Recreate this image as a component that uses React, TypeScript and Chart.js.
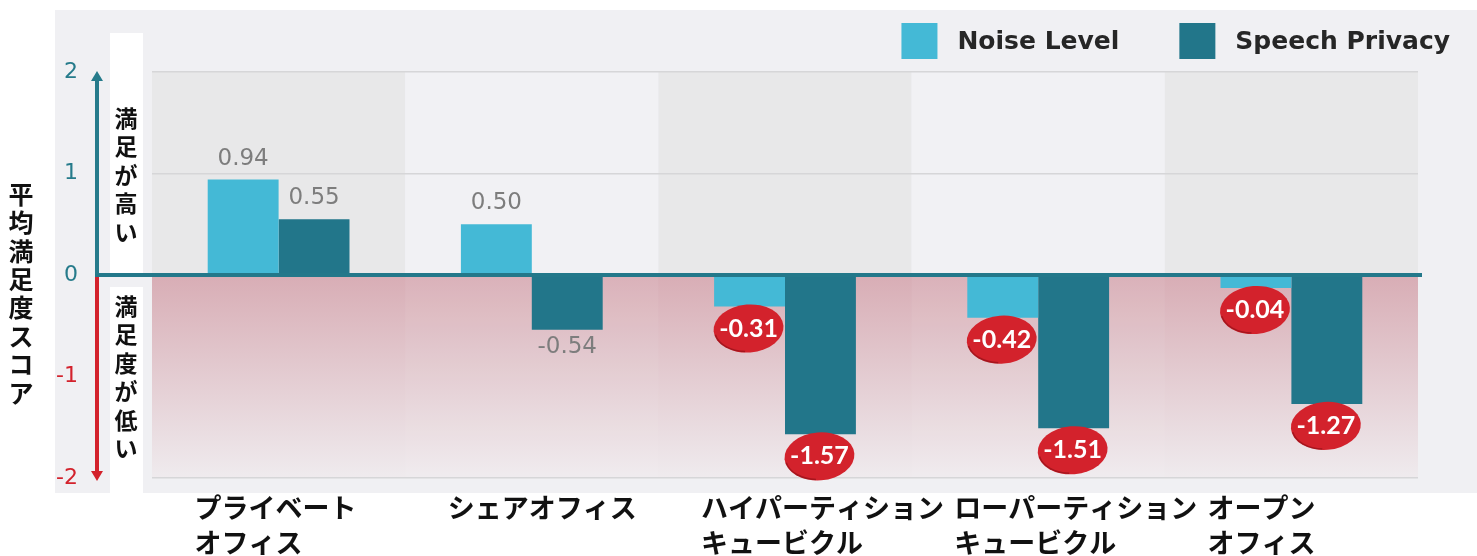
import React, { useEffect, useRef } from 'react';
import { Chart, registerables } from 'chart.js';

Chart.register(...registerables);

// ---------- data ----------
const categories: string[][] = [
  ['プライベート', 'オフィス'],
  ['シェアオフィス'],
  ['ハイパーティション', 'キュービクル'],
  ['ローパーティション', 'キュービクル'],
  ['オープン', 'オフィス'],
];
const seriesNames = ['Noise Level', 'Speech Privacy'];
const noiseLevel = [0.94, 0.5, -0.31, -0.42, -0.04];
const speechPrivacy = [0.55, -0.54, -1.57, -1.51, -1.27];
const yMin = -2;
const yMax = 2;
const yStep = 1;
const yTitle = '平均満足度スコア';
const upperNote = '満足が高い';
const lowerNote = '満足度が低い';
const badgeCategories = [2, 3, 4];

// ---------- styles ----------
const NOISE_COLOR = '#44b9d6';
const SPEECH_COLOR = '#22768a';
const TEAL = '#267b8b';
const RED = '#d3222c';
const PANEL = '#f0f0f3';
const BAND_DARK = '#e8e8e9';
const BAND_LIGHT = '#f1f1f4';
const NUM_FONT = '"DejaVu Sans", Lato, sans-serif';
const BADGE_FONT = 'Lato, "DejaVu Sans", sans-serif';
const JP_FONT = '"Noto Sans CJK JP", "Noto Sans", sans-serif';

function fmt(v: number) {
  return v.toFixed(2);
}

function drawVertical(ctx: CanvasRenderingContext2D, text: string, cx: number, top: number, pitch: number, font: string, color: string) {
  ctx.save();
  ctx.font = font;
  ctx.fillStyle = color;
  ctx.textAlign = 'center';
  ctx.textBaseline = 'middle';
  Array.from(text).forEach((ch, i) => ctx.fillText(ch, cx, top + pitch * (i + 0.5)));
  ctx.restore();
}

const backgroundPlugin = {
  id: 'bgPanels',
  beforeDraw(chart: any) {
    const { ctx, chartArea, scales } = chart;
    const x = scales.x;
    const y = scales.y;
    const y0 = y.getPixelForValue(0);
    const yTop = y.getPixelForValue(yMax);
    const yBot = y.getPixelForValue(yMin);
    ctx.save();
    ctx.fillStyle = '#ffffff';
    ctx.fillRect(0, 0, chart.width, chart.height);
    ctx.fillStyle = PANEL;
    ctx.fillRect(55, 10, chart.width - 55, 483);
    const n = categories.length;
    const catW = (chartArea.right - chartArea.left) / n;
    for (let i = 0; i < n; i++) {
      const cx = x.getPixelForValue(i);
      const left = cx - catW / 2;
      ctx.fillStyle = i % 2 === 0 ? BAND_DARK : BAND_LIGHT;
      ctx.fillRect(left, yTop, catW, y0 - yTop);
    }
    const g = ctx.createLinearGradient(0, y0, 0, yBot);
    g.addColorStop(0, '#d8adb5');
    g.addColorStop(1, '#efebee');
    ctx.fillStyle = g;
    ctx.fillRect(chartArea.left, y0, chartArea.right - chartArea.left, yBot - y0);
    for (let i = 1; i < n; i += 2) {
      const cx = x.getPixelForValue(i);
      ctx.fillStyle = 'rgba(255,255,255,0.06)';
      ctx.fillRect(cx - catW / 2, y0, catW, yBot - y0);
    }
    ctx.fillStyle = '#ffffff';
    ctx.fillRect(110, 33, 33, y0 - 33);
    ctx.fillRect(110, 287, 33, 493 - 287);
    ctx.restore();
  },
  afterDatasetsDraw(chart: any) {
    const { ctx, chartArea, scales } = chart;
    const y = scales.y;
    const y0 = y.getPixelForValue(0);
    const yTop = y.getPixelForValue(yMax);
    const yBot = y.getPixelForValue(yMin);
    ctx.save();
    ctx.strokeStyle = '#23788a';
    ctx.lineWidth = 4;
    ctx.beginPath();
    ctx.moveTo(95, y0);
    ctx.lineTo(chartArea.right + 4, y0);
    ctx.stroke();
    const ax = 97;
    ctx.lineWidth = 4;
    ctx.strokeStyle = TEAL;
    ctx.beginPath();
    ctx.moveTo(ax, y0 - 1);
    ctx.lineTo(ax, yTop + 8);
    ctx.stroke();
    ctx.fillStyle = TEAL;
    ctx.beginPath();
    ctx.moveTo(ax, yTop - 1);
    ctx.lineTo(ax - 6, yTop + 9);
    ctx.lineTo(ax + 6, yTop + 9);
    ctx.closePath();
    ctx.fill();
    ctx.strokeStyle = RED;
    ctx.beginPath();
    ctx.moveTo(ax, y0 + 2);
    ctx.lineTo(ax, yBot - 6);
    ctx.stroke();
    ctx.fillStyle = RED;
    ctx.beginPath();
    ctx.moveTo(ax, yBot + 3);
    ctx.lineTo(ax - 6, yBot - 7);
    ctx.lineTo(ax + 6, yBot - 7);
    ctx.closePath();
    ctx.fill();

    chart.data.datasets.forEach((ds: any, di: number) => {
      const meta = chart.getDatasetMeta(di);
      meta.data.forEach((bar: any, i: number) => {
        const v = ds.data[i] as number;
        const txt = fmt(v);
        if (v >= 0) {
          ctx.font = `23px ${NUM_FONT}`;
          ctx.fillStyle = '#7d7d7d';
          ctx.textAlign = 'center';
          ctx.textBaseline = 'middle';
          ctx.fillText(txt, bar.x, bar.y - 21);
        } else if (badgeCategories.indexOf(i) < 0) {
          ctx.font = `23px ${NUM_FONT}`;
          ctx.fillStyle = '#7d7d7d';
          ctx.textAlign = 'center';
          ctx.textBaseline = 'middle';
          ctx.fillText(txt, bar.x, bar.y + 17);
        } else {
          const cy = bar.y + 22;
          ctx.fillStyle = RED;
          ctx.beginPath();
          ctx.ellipse(bar.x - 1, cy, 35, 24, -0.08, 0, Math.PI * 2);
          ctx.fill();
          ctx.strokeStyle = 'rgba(120,10,15,0.5)';
          ctx.lineWidth = 1.5;
          ctx.beginPath();
          ctx.ellipse(bar.x - 1, cy, 34, 23, -0.08, Math.PI * 0.55, Math.PI * 0.95);
          ctx.stroke();
          ctx.font = `bold 25px ${BADGE_FONT}`;
          ctx.fillStyle = '#ffffff';
          ctx.textAlign = 'center';
          ctx.textBaseline = 'middle';
          ctx.fillText(txt, bar.x - 1, cy);
        }
      });
    });
    ctx.restore();
  },
  afterDraw(chart: any) {
    const { ctx } = chart;
    drawVertical(ctx, yTitle, 21, 180, 28.4, `bold 25px ${JP_FONT}`, '#111111');
    drawVertical(ctx, upperNote, 126, 104, 28.5, `bold 23px ${JP_FONT}`, '#111111');
    drawVertical(ctx, lowerNote, 126, 292, 28.4, `bold 23px ${JP_FONT}`, '#111111');

    ctx.save();
    ctx.font = `bold 25px "DejaVu Sans", sans-serif`;
    ctx.textBaseline = 'middle';
    ctx.textAlign = 'left';
    const colors = [NOISE_COLOR, SPEECH_COLOR];
    let xEnd = 1450;
    const items: { x: number; name: string; color: string }[] = [];
    for (let k = seriesNames.length - 1; k >= 0; k--) {
      const w = ctx.measureText(seriesNames[k]).width;
      const tx = xEnd - w;
      items.push({ x: tx, name: seriesNames[k], color: colors[k] });
      xEnd = tx - 20 - 36 - 60;
    }
    items.forEach((it) => {
      ctx.fillStyle = it.color;
      ctx.fillRect(it.x - 20 - 36, 23, 36, 36);
      ctx.fillStyle = '#262626';
      ctx.fillText(it.name, it.x, 42);
    });
    ctx.restore();
  },
};

export default function App() {
  const ref = useRef<HTMLCanvasElement | null>(null);
  useEffect(() => {
    if (!ref.current) return;
    const chart = new Chart(ref.current, {
      type: 'bar',
      data: {
        labels: categories,
        datasets: [
          { label: seriesNames[0], data: noiseLevel, backgroundColor: NOISE_COLOR, minBarLength: 13 },
          { label: seriesNames[1], data: speechPrivacy, backgroundColor: SPEECH_COLOR, minBarLength: 13 },
        ],
      },
      options: {
        responsive: false,
        animation: false,
        layout: { padding: { top: 72, right: 59, left: 0, bottom: 0 } },
        datasets: { bar: { categoryPercentage: 0.56, barPercentage: 1.0 } },
        plugins: { legend: { display: false }, tooltip: { enabled: false } },
        scales: {
          x: {
            grid: { display: false, drawTicks: false },
            border: { display: false },
            ticks: {
              align: 'start',
              labelOffset: -84,
              padding: 12,
              color: '#111111',
              font: { family: JP_FONT, size: 27, weight: 'bold', lineHeight: 1.3 },
              maxRotation: 0,
              minRotation: 0,
              autoSkip: false,
            },
            afterFit: (s: any) => {
              s.height = 78;
            },
          },
          y: {
            min: yMin,
            max: yMax,
            grid: {
              drawTicks: false,
              lineWidth: 1.5,
              color: (c: any) => (c.tick && (c.tick.value === 0 || c.tick.value === -1) ? 'rgba(0,0,0,0)' : '#d6d6d8'),
            },
            border: { display: false },
            ticks: {
              stepSize: yStep,
              padding: 74,
              font: { family: NUM_FONT, size: 22 },
              color: (c: any) => (c.tick && c.tick.value < 0 ? RED : TEAL),
              callback: (v: any) => String(v),
            },
            afterFit: (s: any) => {
              s.width = 152;
              s.paddingTop = 12;
              s.paddingBottom = 12;
            },
          },
        },
      } as any,
      plugins: [backgroundPlugin],
    });
    return () => chart.destroy();
  }, []);
  return (
    <div style={{ position: 'fixed', left: 0, top: 0, width: 1477, height: 556, background: '#fff' }}>
      <canvas ref={ref} width={1477} height={556} style={{ display: 'block' }} />
    </div>
  );
}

....................

**TASK DESCRIPTION**
Set the lines above down again, word for word, from the first through the one containing "Chart.register(...registerables);"; pictures excluded.

**EXERCISE OUTPUT**
Recreate this image as a component that uses React, TypeScript and Chart.js.
import React, { useEffect, useRef } from 'react';
import { Chart, registerables } from 'chart.js';

Chart.register(...registerables);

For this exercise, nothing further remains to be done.